Nach Ansicht der Vertreter der muslimischen Glaubensgemeinschaft in Katalonien würde das von Justizminister Caamano geplante Gesetz die Religionsfreiheit "einschränken". Sie planen eine Klage vor dem spanischen Verfassungsgericht.

Bruch mit der Tradition

Nicht nur Spaniens Muslime, deren Zahl inzwischen auf rund eine Million angewachsen ist, fürchten Nachteile durch das neue Religionsgesetz.
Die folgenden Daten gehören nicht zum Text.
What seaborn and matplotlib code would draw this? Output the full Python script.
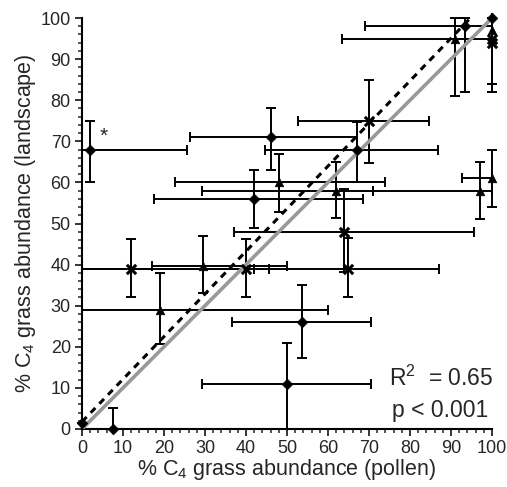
import numpy as np
import pandas as pd
import seaborn as sns
import matplotlib
matplotlib.use('Agg')
from matplotlib import pyplot as plt
from matplotlib.ticker import MultipleLocator

# diamonds
dia_x = [2, 46, 67, 42, 53.7, 50, 7.6, 0, 93.4, 100]
dia_y = [68, 71, 68, 56, 26, 11, 0, 1.5, 98, 100]
dia_xlo = [0, 26.3, 44.6, 17.6, 36.6, 29.3, 7.6, 0, 69, 100]
dia_xhi = [25.5, 67, 86.8, 68.5, 70.5, 70.5, 7.6, 0, 100, 100]
dia_ylo = [60, 63, 60, 49, 17.3, 0, 0, 1.5, 82, 82]
dia_yhi = [75, 78, 74.7, 63, 35, 21, 5, 1.5, 100, 100]

# triangles
tri_x = [48, 29.5, 19, 62, 97, 100, 91, 100]
tri_y = [60, 39.7, 29, 58, 58, 61, 95, 97]
tri_xlo = [22.7, 17, 0, 29.3, 71, 92.7, 63.4, 100]
tri_xhi = [74, 50, 60, 71, 100, 100, 100, 100]
tri_ylo = [52.8, 33, 20.7, 51.3, 51, 54, 81, 84]
tri_yhi = [67, 47, 38, 65, 65, 68, 100, 100]

# crosses
crs_x = [70, 64, 65, 12, 40, 100, 100]
crs_y = [75, 48, 39, 39, 39, 95, 94]
crs_xlo = [52.7, 37, 0, 0, 0, 100, 100]
crs_xhi = [84.6, 95.6, 87, 42, 45.6, 100, 100]
crs_ylo = [64.7, 38.2, 32, 32, 32, 82, 84]
crs_yhi = [85, 58.4, 46.4, 46.2, 46.2, 100, 100]

fit_intercept = 1.75
fit_slope = 1.037

frames = []
for name, x, y, xlo, xhi, ylo, yhi in [
        ('diamond', dia_x, dia_y, dia_xlo, dia_xhi, dia_ylo, dia_yhi),
        ('triangle', tri_x, tri_y, tri_xlo, tri_xhi, tri_ylo, tri_yhi),
        ('cross', crs_x, crs_y, crs_xlo, crs_xhi, crs_ylo, crs_yhi)]:
    frames.append(pd.DataFrame({'pollen': x, 'landscape': y, 'xlo': xlo, 'xhi': xhi,
                                'ylo': ylo, 'yhi': yhi, 'group': name}))
df = pd.concat(frames, ignore_index=True)

sns.set_style('ticks')
plt.rcParams['font.family'] = ['Liberation Sans', 'DejaVu Sans']
plt.rcParams['mathtext.default'] = 'regular'

fig = plt.figure(figsize=(5.07, 4.87), dpi=100)
ax = fig.add_axes([0.1617, 0.1191, 0.8087, 0.8439])

ax.errorbar(df['pollen'], df['landscape'],
            xerr=[df['pollen'] - df['xlo'], df['xhi'] - df['pollen']],
            yerr=[df['landscape'] - df['ylo'], df['yhi'] - df['landscape']],
            fmt='none', ecolor='black', elinewidth=1.4, capsize=3.5, capthick=1.4,
            clip_on=False, zorder=2)

ax.plot([0, 100], [0, 100], color='#999999', lw=2.6, zorder=3)
xe = (100 - fit_intercept) / fit_slope
ax.plot([0, xe], [fit_intercept, fit_intercept + fit_slope * xe], color='black', lw=2.2,
        linestyle=(0, (2.2, 1.9)), zorder=4, clip_on=False)

sns.scatterplot(data=df[df['group'] == 'diamond'], x='pollen', y='landscape', marker='D',
                color='black', edgecolor='black', s=30, ax=ax, clip_on=False, zorder=5)
sns.scatterplot(data=df[df['group'] == 'triangle'], x='pollen', y='landscape', marker='^',
                color='black', edgecolor='black', s=38, ax=ax, clip_on=False, zorder=5)
sns.scatterplot(data=df[df['group'] == 'cross'], x='pollen', y='landscape', marker='x',
                color='black', s=45, linewidth=2.2, ax=ax, clip_on=False, zorder=5)

ax.text(4.2, 71.2, '*', fontsize=15, ha='left', va='center')
ax.text(75, 12.4, 'R$^2$  = 0.65', fontsize=16.5, ha='left', va='center')
ax.text(75.5, 4.4, 'p < 0.001', fontsize=16.5, ha='left', va='center')

ax.set_xlim(0, 100)
ax.set_ylim(0, 100)
ax.xaxis.set_major_locator(MultipleLocator(10))
ax.yaxis.set_major_locator(MultipleLocator(10))
ax.xaxis.set_minor_locator(MultipleLocator(2))
ax.yaxis.set_minor_locator(MultipleLocator(2))
ax.tick_params(which='major', direction='out', length=5, width=1.3, labelsize=13, pad=3)
ax.tick_params(which='minor', direction='out', length=3, width=1.1)
sns.despine(ax=ax)
for s in ['left', 'bottom']:
    ax.spines[s].set_linewidth(1.5)
    ax.spines[s].set_color('black')

ax.set_xlabel('% C$_4$ grass abundance (pollen)', fontsize=15.5, labelpad=0)
ax.set_ylabel('% C$_4$ grass abundance (landscape)', fontsize=15.5, labelpad=2)

fig.savefig('out.png', dpi=100)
Auch die Katholiken fühlen sich im Visier des Gesetzgebers: Die Symbole ihres Glaubens, der in Spanien über Jahrhunderte den Rang einer Staatsreligion einnahm und mit Kruzifixen in Schulen, Krankenhäusern oder Amtsstuben allgegenwärtig war, sollen aus dem Alltag verschwinden.

Der Priester und Historiker Juan Carlos Martinez meint, dass eine Tradition, die 20 Jahrhunderte zurückreicht, abhandenkommen könnte. "Es ergibt keinen Sinn", so Martinez, "die historischen Wurzeln Spaniens zu unterdrücken."

Werden Spaniens Minister vereidigt, legen sie den Amtseid vor einer Bibel und einem Exemplar der Verfassung ab. Die Eidesformel kann entsprechend der persönlichen Überzeugung gewählt werden - entweder als Schwur auf die Bibel oder als "Versprechen bei meinem Gewissen und meiner Ehre". Diese Formel wählte Finanzministerin Elena Salgado.

Unübersehbar und von den Kameras im Bildvordergrund groß abgebildet das stattliche Kruzifix, das bei den Angelobungszeremonien im königlichen Palast immer dabei ist. Das soll sich ändern. Im Entwurf für das so genannte "Gesetz zur Freiheit des Gewissens und der Religion" steht zu lesen: "Staatsakte und Feierlichkeiten, die von den öffentlichen Behörden abgehalten werden, müssen so gestaltet sein, dass sie keinen religiösen Charakter haben."

In dem zum Ende der Franco-Diktatur noch als streng katholisch beschriebenen Land nennen sich immer noch 77 Prozent der Bevölkerung katholisch: Drei Viertel der Paare heiraten vor dem Altar und taufen ihre Kinder. Für viele endet aber damit der Kontakt zur katholischen Kirche.

Für die wachsende Gemeinde evangelikaler Christen bietet das neue Religionsgesetz die Möglichkeit, eine historische Benachteiligung gegenüber den Katholiken zu korrigieren.

Reform oder Ablenkung?

Premierminister Zapatero, der versprochen hatte, Spanien in seiner Amtszeit "grundlegend zu verändern", machte sich bereits im Jahr seines ersten Wahlsieges 2004 an die Reformarbeit: Die sozialistische Regierung legalisierte die Ehe zwischen gleichgeschlechtlichen Partnern, ein neues Abtreibungsgesetz erlaubt den Schwangerschaftsabbruch bis zur 14. und in Ausnahmefällen bis zur 22. Woche; Jugendlichen ab 16 können ohne Zustimmung der Eltern abtreiben.

Der Konflikt mit der katholische Kirche wird nach Ansicht des Herausgebers der katholischen Zeitschrift "Ecclesia" von Premier Zapatero bewusst geschürt: Um von der aktuellen Wirtschaftskrise, den Zweifeln an der Kreditwürdigkeit Spaniens oder seinen sinkenden Sympathiewerten abzulenken, setzte Zapatero auf Konfrontation, meint Jesus de las Heras: "Da kommt der Verdacht auf, dass dieses Gesetz aus der Schublade gezogen wird, wenn gewisse politische oder soziale Umstände das zweckmäßig erscheinen lassen."